In statistics, standardization is the process of putting different variables on the same scale. This process allows you to compare scores between different types of variables.

If there are two data sets X and Y, and SD always makes X and Y comparable on the same meaningful scale/unit, then I believe it is. But is it so?
References

*

*Why is it called the “standard” deviation?

Pearson made up this term in 1894 paper "On the dissection of asymmetrical frequency-curves", here's the pdf.


*

*What is a standard deviation?
 A: I'm not aware of any widely understood set of formal criteria that a purported measure of dispersion has to meet†—perhaps it's more that dispersion is a vague, pre-quantitative, notion that has motivated & can apply to various precisely defined measures. The assertion that "a measure of dispersion can, in the true sense, be regarded as the proper measure of dispersion if the measure is based on the deviations between all pairs of data" is intriguing; but its author doesn't provide any rationale (or any reference).‡ This criterion would not in fact rule out the standard deviation: for a sample ${x_1, \ldots, x_n}$, the sum of squared deviations from the mean is equal to the mean of squared pairwise differences,
$$\sum_{i=1}^n{\left(x_i- \frac{\sum_{i =1}^n x_i}{n}\right)^2} = \frac{\sum_{i=1}^n\sum_{j = i + 1}^n(x_i - x_j)^2}{n}$$
(see @whuber's answer to "Why isn't variance defined as the difference between every value following each other?").
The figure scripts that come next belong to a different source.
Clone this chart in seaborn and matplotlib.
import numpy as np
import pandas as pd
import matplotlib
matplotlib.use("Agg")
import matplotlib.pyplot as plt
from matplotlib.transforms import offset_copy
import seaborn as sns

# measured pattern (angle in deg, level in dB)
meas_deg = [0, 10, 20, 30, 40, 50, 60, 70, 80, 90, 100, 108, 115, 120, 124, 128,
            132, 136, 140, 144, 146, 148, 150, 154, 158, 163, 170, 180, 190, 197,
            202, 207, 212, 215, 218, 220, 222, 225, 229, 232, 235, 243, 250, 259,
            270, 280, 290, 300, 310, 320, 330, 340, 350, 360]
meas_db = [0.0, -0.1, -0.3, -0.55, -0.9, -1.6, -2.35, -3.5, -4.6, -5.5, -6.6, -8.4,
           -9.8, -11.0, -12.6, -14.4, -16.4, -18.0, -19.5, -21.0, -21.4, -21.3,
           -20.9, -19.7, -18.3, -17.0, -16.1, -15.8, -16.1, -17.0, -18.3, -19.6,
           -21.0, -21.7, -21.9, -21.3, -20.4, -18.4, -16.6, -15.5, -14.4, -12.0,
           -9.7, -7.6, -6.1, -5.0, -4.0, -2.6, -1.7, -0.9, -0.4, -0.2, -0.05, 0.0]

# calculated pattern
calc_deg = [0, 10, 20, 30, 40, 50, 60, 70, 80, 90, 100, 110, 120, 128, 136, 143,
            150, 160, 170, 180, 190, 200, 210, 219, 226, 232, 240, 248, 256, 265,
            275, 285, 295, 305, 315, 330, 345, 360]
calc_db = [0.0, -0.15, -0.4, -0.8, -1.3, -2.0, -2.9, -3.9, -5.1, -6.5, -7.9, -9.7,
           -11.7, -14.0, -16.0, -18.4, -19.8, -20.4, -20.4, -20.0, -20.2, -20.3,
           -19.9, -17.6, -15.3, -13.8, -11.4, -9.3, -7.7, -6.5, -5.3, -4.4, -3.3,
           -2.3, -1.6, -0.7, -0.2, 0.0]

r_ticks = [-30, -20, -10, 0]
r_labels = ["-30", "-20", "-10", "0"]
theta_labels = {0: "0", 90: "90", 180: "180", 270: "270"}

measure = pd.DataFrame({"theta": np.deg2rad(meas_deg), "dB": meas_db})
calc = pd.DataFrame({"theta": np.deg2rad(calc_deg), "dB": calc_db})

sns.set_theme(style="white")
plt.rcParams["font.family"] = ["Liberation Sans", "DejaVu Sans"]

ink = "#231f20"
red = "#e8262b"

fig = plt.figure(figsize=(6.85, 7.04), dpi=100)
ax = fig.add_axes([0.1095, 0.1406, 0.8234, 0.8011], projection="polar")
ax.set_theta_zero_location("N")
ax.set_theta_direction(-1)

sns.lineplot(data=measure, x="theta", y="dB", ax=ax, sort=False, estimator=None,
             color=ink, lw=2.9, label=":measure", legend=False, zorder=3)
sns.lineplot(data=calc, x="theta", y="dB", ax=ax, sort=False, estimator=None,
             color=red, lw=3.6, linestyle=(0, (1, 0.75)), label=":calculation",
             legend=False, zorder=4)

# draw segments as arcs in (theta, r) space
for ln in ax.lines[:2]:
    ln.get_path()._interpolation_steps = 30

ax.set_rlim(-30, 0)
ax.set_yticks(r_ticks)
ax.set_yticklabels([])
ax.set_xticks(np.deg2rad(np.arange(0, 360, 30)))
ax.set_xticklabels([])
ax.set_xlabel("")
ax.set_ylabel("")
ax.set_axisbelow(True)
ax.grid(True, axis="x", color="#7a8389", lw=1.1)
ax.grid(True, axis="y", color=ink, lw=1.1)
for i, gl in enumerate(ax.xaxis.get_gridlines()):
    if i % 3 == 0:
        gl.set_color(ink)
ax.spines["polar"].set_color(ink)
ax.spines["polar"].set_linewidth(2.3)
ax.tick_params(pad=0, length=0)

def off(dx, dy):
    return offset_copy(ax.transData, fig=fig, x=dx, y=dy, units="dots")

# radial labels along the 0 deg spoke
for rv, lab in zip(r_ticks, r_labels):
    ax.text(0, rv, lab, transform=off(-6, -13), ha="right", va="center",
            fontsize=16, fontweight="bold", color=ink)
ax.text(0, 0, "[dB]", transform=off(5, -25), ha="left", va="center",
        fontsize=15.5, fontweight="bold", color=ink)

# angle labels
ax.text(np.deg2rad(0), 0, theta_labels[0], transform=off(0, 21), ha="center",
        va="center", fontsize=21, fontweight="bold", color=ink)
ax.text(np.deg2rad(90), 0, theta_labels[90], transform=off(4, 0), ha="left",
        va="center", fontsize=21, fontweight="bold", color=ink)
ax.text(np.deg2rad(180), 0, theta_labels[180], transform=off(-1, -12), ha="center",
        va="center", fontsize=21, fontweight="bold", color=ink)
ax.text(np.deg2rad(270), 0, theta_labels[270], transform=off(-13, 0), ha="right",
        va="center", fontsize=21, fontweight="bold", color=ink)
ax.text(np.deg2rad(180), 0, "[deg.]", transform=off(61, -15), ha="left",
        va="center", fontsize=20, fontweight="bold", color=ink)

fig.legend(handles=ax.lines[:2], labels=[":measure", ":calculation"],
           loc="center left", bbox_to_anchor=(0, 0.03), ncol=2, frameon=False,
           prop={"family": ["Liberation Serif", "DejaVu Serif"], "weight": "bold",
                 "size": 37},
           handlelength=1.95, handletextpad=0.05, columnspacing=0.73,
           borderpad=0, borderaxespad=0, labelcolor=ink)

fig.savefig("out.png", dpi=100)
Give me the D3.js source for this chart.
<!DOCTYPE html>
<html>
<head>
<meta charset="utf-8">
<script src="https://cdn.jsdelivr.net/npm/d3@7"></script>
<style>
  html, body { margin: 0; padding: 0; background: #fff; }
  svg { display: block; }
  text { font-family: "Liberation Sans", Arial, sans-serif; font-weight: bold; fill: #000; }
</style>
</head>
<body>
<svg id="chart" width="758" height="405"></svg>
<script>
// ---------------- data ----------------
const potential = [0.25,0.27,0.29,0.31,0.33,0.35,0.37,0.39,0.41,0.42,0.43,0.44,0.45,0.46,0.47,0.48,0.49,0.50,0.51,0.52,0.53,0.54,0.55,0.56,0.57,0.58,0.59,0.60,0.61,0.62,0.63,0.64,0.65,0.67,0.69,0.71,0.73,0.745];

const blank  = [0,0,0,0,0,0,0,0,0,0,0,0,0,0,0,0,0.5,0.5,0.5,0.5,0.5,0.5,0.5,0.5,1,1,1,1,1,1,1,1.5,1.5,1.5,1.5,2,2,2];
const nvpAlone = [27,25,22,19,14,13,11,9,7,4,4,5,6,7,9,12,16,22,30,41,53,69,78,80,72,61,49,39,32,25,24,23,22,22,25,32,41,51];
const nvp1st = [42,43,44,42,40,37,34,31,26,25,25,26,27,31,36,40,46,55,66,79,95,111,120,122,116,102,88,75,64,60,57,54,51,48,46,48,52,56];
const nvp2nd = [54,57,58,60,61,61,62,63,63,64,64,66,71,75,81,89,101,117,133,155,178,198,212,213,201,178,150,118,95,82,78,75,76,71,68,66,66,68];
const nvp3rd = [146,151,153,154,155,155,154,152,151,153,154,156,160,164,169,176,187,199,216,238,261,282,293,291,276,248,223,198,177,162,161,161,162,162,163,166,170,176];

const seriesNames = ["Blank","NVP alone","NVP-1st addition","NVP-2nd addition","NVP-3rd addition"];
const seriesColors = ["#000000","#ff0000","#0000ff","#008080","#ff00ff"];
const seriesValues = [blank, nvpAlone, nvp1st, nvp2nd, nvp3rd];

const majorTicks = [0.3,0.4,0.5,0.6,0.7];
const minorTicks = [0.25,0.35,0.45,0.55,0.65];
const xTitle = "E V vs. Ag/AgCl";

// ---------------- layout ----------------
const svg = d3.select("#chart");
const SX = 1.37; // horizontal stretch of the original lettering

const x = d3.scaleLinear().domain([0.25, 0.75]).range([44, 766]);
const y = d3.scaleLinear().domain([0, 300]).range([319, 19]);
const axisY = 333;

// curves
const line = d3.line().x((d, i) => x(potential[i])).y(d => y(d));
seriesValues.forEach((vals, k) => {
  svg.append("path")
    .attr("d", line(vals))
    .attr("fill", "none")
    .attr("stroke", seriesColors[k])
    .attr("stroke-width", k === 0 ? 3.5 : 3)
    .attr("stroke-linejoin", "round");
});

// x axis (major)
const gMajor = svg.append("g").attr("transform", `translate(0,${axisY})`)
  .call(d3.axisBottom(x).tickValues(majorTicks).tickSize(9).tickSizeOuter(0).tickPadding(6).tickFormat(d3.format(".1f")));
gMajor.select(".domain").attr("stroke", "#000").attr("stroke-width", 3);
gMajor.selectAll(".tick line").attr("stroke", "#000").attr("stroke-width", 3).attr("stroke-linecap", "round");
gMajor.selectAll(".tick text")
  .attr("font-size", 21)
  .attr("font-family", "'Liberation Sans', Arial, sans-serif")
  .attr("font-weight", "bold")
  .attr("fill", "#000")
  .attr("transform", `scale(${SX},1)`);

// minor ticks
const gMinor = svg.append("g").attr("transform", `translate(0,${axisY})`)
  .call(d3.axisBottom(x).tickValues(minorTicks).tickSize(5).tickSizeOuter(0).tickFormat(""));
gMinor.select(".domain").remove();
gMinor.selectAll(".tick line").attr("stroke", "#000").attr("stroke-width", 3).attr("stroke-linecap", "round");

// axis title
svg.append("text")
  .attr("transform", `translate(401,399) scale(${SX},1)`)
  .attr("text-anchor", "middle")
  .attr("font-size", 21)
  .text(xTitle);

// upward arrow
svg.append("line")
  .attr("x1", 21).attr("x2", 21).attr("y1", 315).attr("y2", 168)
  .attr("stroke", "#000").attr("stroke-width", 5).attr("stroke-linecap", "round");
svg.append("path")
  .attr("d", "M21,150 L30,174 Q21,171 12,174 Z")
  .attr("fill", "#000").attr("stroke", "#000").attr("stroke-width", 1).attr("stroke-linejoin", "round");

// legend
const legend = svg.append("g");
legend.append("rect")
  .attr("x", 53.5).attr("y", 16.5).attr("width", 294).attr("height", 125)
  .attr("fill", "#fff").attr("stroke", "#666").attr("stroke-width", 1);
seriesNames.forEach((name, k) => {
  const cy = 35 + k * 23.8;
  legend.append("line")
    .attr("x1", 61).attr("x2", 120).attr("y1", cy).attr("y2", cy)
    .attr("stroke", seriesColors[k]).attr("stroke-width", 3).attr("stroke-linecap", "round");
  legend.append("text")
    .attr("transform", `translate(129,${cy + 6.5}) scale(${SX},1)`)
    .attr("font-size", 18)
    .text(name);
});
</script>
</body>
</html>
† @NickCox made me aware in short order that Bickel & Lehmann (1976), propose such a set of criteria. A measure of dispersion must (1) be location-invariant, (2) be scale-equivariant, & (3), given distributions $F_X$ symmetric about $\mu_X$ & $F_Y$ symmetric about $\mu_Y$ where $|X-\mu_X|$ stochastically dominates $|Y-\mu_Y|$, be greater (or at least equal) for $F_X$ than for $F_Y$.
That's quite intuitive, but to propound criteria for a measure of dispersion for an asymmetric distribution, you'd have to privilege one particular measure of central tendency—conjuring the spectre of mean-dispersion, median-dispersion, &c. Bickel & Lehmann (1979) take a different tack: noting that for symmetric distributions $X$ is more dispersed than $Y$ when
$$
\begin{align}
F_X^{-1}(v) - F_X^{-1}\left(\frac{1}{2}\right) &\leq F_Y^{-1}(v) - F_Y^{-1}\left(\frac{1}{2}\right)\quad \forall\, v \leq \frac{1}{2}\\
F_X^{-1}(v) - F_X^{-1}\left(\frac{1}{2}\right) &\geq F_Y^{-1}(v) - F_Y^{-1}\left(\frac{1}{2}\right)\quad \forall\, v \geq \frac{1}{2}
\end{align}
$$
, they decide that for asymmetric distributions $X$ is more spread out than Y when
$$
F_X^{-1}(v) - F_X^{-1}(u) \geq F_Y^{-1}(v) - F_Y^{-1}(u)\quad \forall\, u < v
$$
So any two quantiles of $X$ are farther apart than the corresponding quantiles of $Y$; the same probability mass is spread more thinly.
See the papers for proofs that standard deviation is both a measure of dispersion (for symmetric distributions) & of spread (for both symmetric & asymmetric distributions).

‡ I see the rationale now: it's equivalent to saying that a dispersion measure must be invariant to translation (& to reflection if the deviation is unsigned). From the set of pairwise distances you can reconstruct the original sample (or finite population) $(x_1, \ldots, x_n)$ only with unknown location & orientation: $\pm(x_{(1)}+k, \ldots, x_{(n)} + k)$.

References:
Bickel & Lehmann (1976), Ann. Statist., 4, 6, "Descriptive statistics for nonparametric models. III. Dispersion".
Bickel & Lehmann (1979), in Contributions to Statistics: Jaroslav Hajek Memorial Volume, "Descriptive statistics for nonparametric models, IV. Spread".